Printed in Christian County (MO) Historian, 2005

Calvin Davis, Country Photographer

A wealthy Arizona woman and her husband who lived in the path of a fierce forest fire bearing down on her house was given only minutes to gather her most important belongings.   She first grabbed for her poodle, then scurried to gather heirloom jewelry and family photos.  These things, she said, could never be replaced.  Family history meant more to her than all the material goods she had accumulated.

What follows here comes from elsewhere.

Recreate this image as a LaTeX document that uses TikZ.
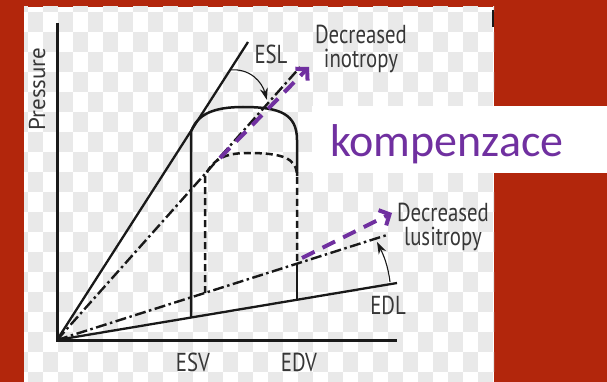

Born in the nineteenth century, the country photographer Calvin Davis, also understood the importance of preserving personal history. A good-natured man, he traveled throughout Christian County, Missouri, lugging his bulky box camera in the back of a horse-drawn buggy.  He traversed the mountains and the Wilderness Road, entering townships such as Nixa, Clever, Boaz, Riverdale, Sparta, and Delaware Town, to capture in still-frame an inestimable legacy of Ozark life. 

Davis had a knack for getting common hard-working folk to stop their daily affairs long enough to pose for a picture.  In his online exhibit, found at www.boaz1910.com, folks are seen proudly exhibiting a new set of mules, or smiling before a newly whitewashed barn.  One photo is of a congregation who gathered at a pond for a baptism; another, a reunion, when a family came together for a day and shared a fishing hole.  Family-worked businesses such as a sorghum mill or hillside farms often captured Davis’ eye as points of interest for photos.  

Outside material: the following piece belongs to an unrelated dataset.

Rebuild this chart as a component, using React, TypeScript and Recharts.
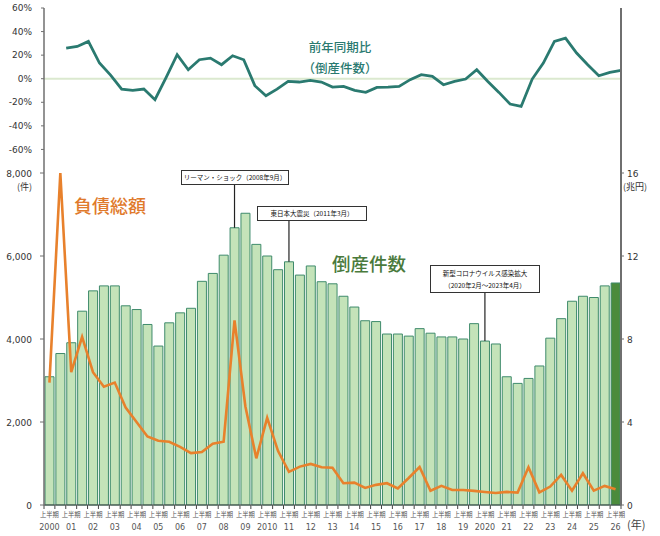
import {
  ComposedChart,
  LineChart,
  Bar,
  Line,
  XAxis,
  YAxis,
  ReferenceLine,
  Cell,
} from "recharts";

// half-year periods, 2000 H1 .. 2026 H1
const years = [
  "2000", "01", "02", "03", "04", "05", "06", "07", "08", "09",
  "2010", "11", "12", "13", "14", "15", "16", "17", "18", "19",
  "2020", "21", "22", "23", "24", "25", "26",
];
const halves = ["上半期", "下半期"];

// 倒産件数 (件)
const bankruptcies = [
  3090, 3650, 3910, 4670, 5160, 5280, 5280, 4800, 4710, 4350,
  3830, 4390, 4630, 4740, 5390, 5580, 6020, 6680, 7030, 6280,
  6000, 5670, 5860, 5540, 5760, 5380, 5330, 5030, 4770, 4440,
  4420, 4120, 4120, 4070, 4250, 4140, 4050, 4050, 4000, 4370,
  3950, 3880, 3090, 2930, 3050, 3350, 4020, 4490, 4910, 5030,
  5000, 5280, 5350,
];

// 負債総額 (兆円)
const debtTotal = [
  5.9, 16.0, 6.4, 8.1, 6.4, 5.7, 5.9, 4.7, 4.0, 3.3,
  3.1, 3.05, 2.8, 2.5, 2.55, 2.95, 3.05, 8.9, 4.75, 2.25,
  4.2, 2.6, 1.6, 1.85, 1.98, 1.82, 1.8, 1.05, 1.08, 0.82,
  0.97, 1.05, 0.8, 1.3, 1.83, 0.69, 0.92, 0.72, 0.72, 0.68,
  0.63, 0.58, 0.63, 0.6, 1.82, 0.61, 0.89, 1.45, 0.69, 1.53,
  0.69, 0.92, 0.76,
];

// 前年同期比 (%)
const yoyChange = [
  null, null, 26.0, 27.4, 31.7, 13.3, 3.0, -8.8, -9.9, -8.8,
  -17.8, 1.0, 20.4, 7.6, 16.1, 17.5, 11.9, 19.5, 16.1, -5.9,
  -14.4, -8.8, -2.3, -2.8, -1.4, -2.8, -7.1, -6.5, -9.9, -11.6,
  -7.4, -7.1, -6.5, -0.8, 3.4, 2.0, -5.1, -2.3, -0.3, 7.6,
  -2.3, -11.6, -21.5, -23.5, -0.3, 13.3, 31.7, 34.5, 21.8, 11.9,
  2.5, 5.4, 7.1,
];

const leftTicks = [0, 2000, 4000, 6000, 8000];
const rightTicks = [0, 4, 8, 12, 16];
const yoyTicks = [-60, -40, -20, 0, 20, 40, 60];

const data = bankruptcies.map((count, i) => ({
  period: years[Math.floor(i / 2)] + halves[i % 2],
  year: years[Math.floor(i / 2)],
  half: i % 2,
  count,
  debt: debtTotal[i],
  yoy: yoyChange[i],
}));

const LATEST = data.length - 1;
const NUM_FONT = "'DejaVu Sans', Verdana, sans-serif";
const JP_FONT = "'Noto Sans CJK JP', sans-serif";
const TEAL = "#2a7a70";
const ORANGE = "#e8812c";
const AXIS = "#6f6f6f";

const XTick = (props: any) => {
  const { x, y, payload, index } = props;
  const half = (payload?.offset as number) || 5.44;
  const d = data[index];
  return (
    <g>
      <line x1={x - half} x2={x - half} y1={y} y2={y + 4} stroke="#444" />
      {index === LATEST && (
        <line x1={x + half} x2={x + half} y1={y} y2={y + 4} stroke="#444" />
      )}
      {d && d.half === 0 && (
        <>
          <text x={x} y={y + 12} textAnchor="middle" fontSize={6.3} fill="#555" fontFamily={JP_FONT}>
            上半期
          </text>
          <text x={x} y={y + 25} textAnchor="middle" fontSize={8} fill="#555" fontFamily={NUM_FONT}>
            {d.year}
          </text>
        </>
      )}
    </g>
  );
};

const LeftTick = (props: any) => {
  const { x, y, payload } = props;
  const v = payload.value as number;
  return (
    <g>
      <text x={x} y={y + 3.5} textAnchor="end" fontSize={9} fill="#333" fontFamily={NUM_FONT}>
        {v.toLocaleString("en-US")}
      </text>
      {v === 8000 && (
        <text x={x} y={y + 17} textAnchor="end" fontSize={9} fill="#333" fontFamily={JP_FONT}>
          (件)
        </text>
      )}
    </g>
  );
};

const RightTick = (props: any) => {
  const { x, y, payload } = props;
  const v = payload.value as number;
  return (
    <g>
      <text x={x} y={y + 3.5} textAnchor="start" fontSize={9} fill="#333" fontFamily={NUM_FONT}>
        {v}
      </text>
      {v === 16 && (
        <text x={x - 4} y={y + 17} textAnchor="start" fontSize={9} fill="#333" fontFamily={JP_FONT}>
          (兆円)
        </text>
      )}
    </g>
  );
};

const boxStyle: React.CSSProperties = {
  position: "absolute",
  border: "1px solid #333",
  background: "#fff",
  fontFamily: JP_FONT,
  fontSize: 6.5,
  color: "#111",
  textAlign: "center",
  boxSizing: "border-box",
  whiteSpace: "nowrap",
};

export default function App() {
  return (
    <div
      style={{
        position: "absolute",
        left: 0,
        top: 0,
        width: 660,
        height: 536,
        background: "#fff",
        overflow: "hidden",
      }}
    >
      {/* bottom panel: counts + debt */}
      <div style={{ position: "absolute", left: 0, top: 0 }}>
        <ComposedChart
          width={660}
          height={536}
          data={data}
          margin={{ top: 173, right: 0, bottom: 0, left: 0 }}
          barCategoryGap={1}
        >
          <XAxis
            dataKey="period"
            interval={0}
            height={31}
            tickLine={false}
            tickSize={0}
            tickMargin={0}
            axisLine={{ stroke: "#444", strokeWidth: 1.2 }}
            tick={<XTick />}
          />
          <YAxis
            yAxisId="left"
            width={44}
            domain={[0, 8000]}
            ticks={leftTicks}
            tickSize={4}
            tickMargin={8}
            tickLine={{ stroke: AXIS }}
            axisLine={{ stroke: AXIS, strokeWidth: 1.5 }}
            tick={<LeftTick />}
          />
          <YAxis
            yAxisId="right"
            orientation="right"
            width={39}
            domain={[0, 16]}
            ticks={rightTicks}
            tickSize={3}
            tickMargin={3}
            tickLine={{ stroke: AXIS }}
            axisLine={{ stroke: AXIS, strokeWidth: 2 }}
            tick={<RightTick />}
          />
          <Bar
            yAxisId="left"
            dataKey="count"
            fill="#c4e3b9"
            stroke="#3f8b6c"
            strokeWidth={1}
            isAnimationActive={false}
          >
            {data.map((d, i) => (
              <Cell key={d.period} fill={i === LATEST ? "#4b8b3c" : "#c4e3b9"} />
            ))}
          </Bar>
          <Line
            yAxisId="right"
            dataKey="debt"
            stroke={ORANGE}
            strokeWidth={2.6}
            dot={false}
            type="linear"
            isAnimationActive={false}
          />
          <ReferenceLine
            yAxisId="left"
            segment={[
              { x: data[17].period, y: 7758 },
              { x: data[17].period, y: bankruptcies[17] },
            ]}
            stroke="#222"
            strokeWidth={1.2}
          />
          <ReferenceLine
            yAxisId="left"
            segment={[
              { x: data[22].period, y: 6888 },
              { x: data[22].period, y: bankruptcies[22] },
            ]}
            stroke="#222"
            strokeWidth={1.2}
          />
          <ReferenceLine
            yAxisId="left"
            segment={[
              { x: data[40].period, y: 5148 },
              { x: data[40].period, y: bankruptcies[40] },
            ]}
            stroke="#222"
            strokeWidth={1.2}
          />
        </ComposedChart>
      </div>

      {/* top panel: year-on-year change */}
      <div style={{ position: "absolute", left: 0, top: 0 }}>
        <LineChart
          width={660}
          height={174}
          data={data}
          margin={{ top: 8, right: 0, bottom: 1, left: 0 }}
        >
          <XAxis dataKey="period" hide />
          <YAxis
            width={44}
            domain={[-80, 60]}
            ticks={yoyTicks}
            tickFormatter={(v: number) => `${v}%`}
            tickSize={3}
            tickMargin={9}
            tickLine={{ stroke: AXIS }}
            axisLine={{ stroke: AXIS, strokeWidth: 1.5 }}
            tick={{ fontSize: 9, fill: "#333", fontFamily: NUM_FONT }}
          />
          <YAxis
            yAxisId="r"
            orientation="right"
            width={39}
            domain={[-80, 60]}
            tick={false}
            tickLine={false}
            axisLine={{ stroke: AXIS, strokeWidth: 2 }}
          />
          <ReferenceLine y={0} stroke="#dbe9cf" strokeWidth={2} />
          <Line
            dataKey="yoy"
            stroke={TEAL}
            strokeWidth={2.8}
            dot={false}
            type="linear"
            connectNulls={false}
            isAnimationActive={false}
          />
        </LineChart>
      </div>

      {/* labels */}
      <div
        style={{
          position: "absolute",
          left: 300,
          top: 36,
          fontFamily: JP_FONT,
          fontSize: 12.5,
          fontWeight: 500,
          color: TEAL,
          lineHeight: "21px",
          textAlign: "center",
          width: 80,
        }}
      >
        前年同期比
        <br />
        （倒産件数）
      </div>
      <div
        style={{
          position: "absolute",
          left: 74,
          top: 196,
          fontFamily: JP_FONT,
          fontSize: 18,
          fontWeight: 500,
          color: "#e07a2c",
          lineHeight: 1,
        }}
      >
        負債総額
      </div>
      <div
        style={{
          position: "absolute",
          left: 332,
          top: 254,
          fontFamily: JP_FONT,
          fontSize: 18.5,
          fontWeight: 500,
          color: "#4a7a3c",
          lineHeight: 1,
        }}
      >
        倒産件数
      </div>

      <div style={{ ...boxStyle, left: 181, top: 170, width: 108, height: 15, lineHeight: "13px" }}>
        リーマン・ショック（2008年9月）
      </div>
      <div style={{ ...boxStyle, left: 257, top: 206, width: 110, height: 15, lineHeight: "13px" }}>
        東日本大震災（2011年3月）
      </div>
      <div
        style={{
          ...boxStyle,
          left: 430,
          top: 265,
          width: 110,
          height: 28,
          lineHeight: "12px",
          paddingTop: 1,
        }}
      >
        新型コロナウイルス感染拡大
        <br />
        （2020年2月～2023年4月）
      </div>

      <div
        style={{
          position: "absolute",
          left: 627,
          top: 519,
          fontFamily: JP_FONT,
          fontSize: 11,
          color: "#444",
          lineHeight: 1,
        }}
      >
        (年)
      </div>
    </div>
  );
}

Little has been written about the unassuming pioneer photographer.  It was hard even to find published the year in which he was born, though I was able to deduce it by knowing he was 55 years old at the turn of the century, and that he died, nearly blind, in 1927 at the age of 82.  Nor could I find the city of his birth. 

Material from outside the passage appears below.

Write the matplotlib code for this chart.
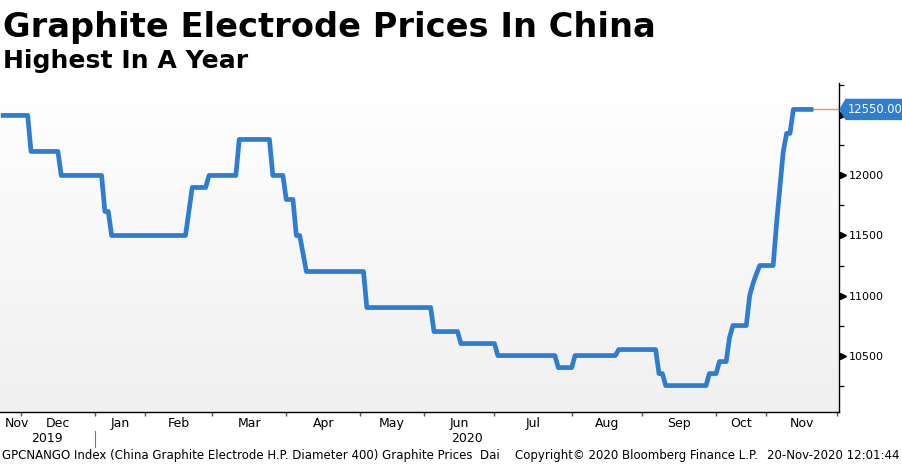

It is evident, though, that he was an astute businessman.  A sign displaying his name and occupation graced the side of the buggy that carried his camera through town and countryside.  He was known as, “Calvin Davis, Traveling Photographer”, a label even marking the backs of some of his photos.

As a young man during the Civil War, he served as a locomotive fireman.  On one occasion, he ran an engine into Vicksburg, firing for the Vicksburg-Meridian Road, despite Grant’s forces nearby.  The rest of the crew had already fled, as had the engineer, who ordered Davis to stay with the engine until he came back.  For two hours, Davis waited.  The bullets of battle whipped through the air all around him.  Finally when the shots began to hit the engine, he determined to get out of there.  He started the engine and drove it forward several miles until he could get off and flee to the city. 

In 1869, while working for the Frisco lines, he brought old engine No. 6, made by the Roger Locomotive people, into Springfield for the first time.  Using stacks of firewood placed alongside either side of the tracks as fuel for his wood-burning engine, he proudly steamed it into town.  At that time, Springfield was not much more than woods. Imagine the excitement of the locals upon seeing the innovative machine.

Before he died in 1927, the kindly white-haired Davis lived at the Biggs Hotel on Commerce Street in Springfield, still sharing his stories with any who would listen.  Though “blind as a bat” as he put it, his enthusiasm for life was not dampened.  Good-naturedly he would invite any who could to come and hear his stories of the good old days.  “I can’t read or write,” he said, “but I can talk.  And I like visitors.”  We should all be so obliging. 

As this complicated world spins at seeming breakneck speed, may we, as he did, take a moment to stop and reflect on what makes our world special.  Ponder on what caused our child to laugh out loud.  Or, note what made our neighbor punch his thumbs under his armpits and swell out his chest with pride.  Then snap a picture.  Perhaps someone in a future time will find our photo and smile, and it will enhance their personal history.

While it has been said that our life is our best adventure, when a way of life is captured and preserved through the poetic eyes of a fanciful country photographer like Calvin Davis, we can all be affably touched by another’s.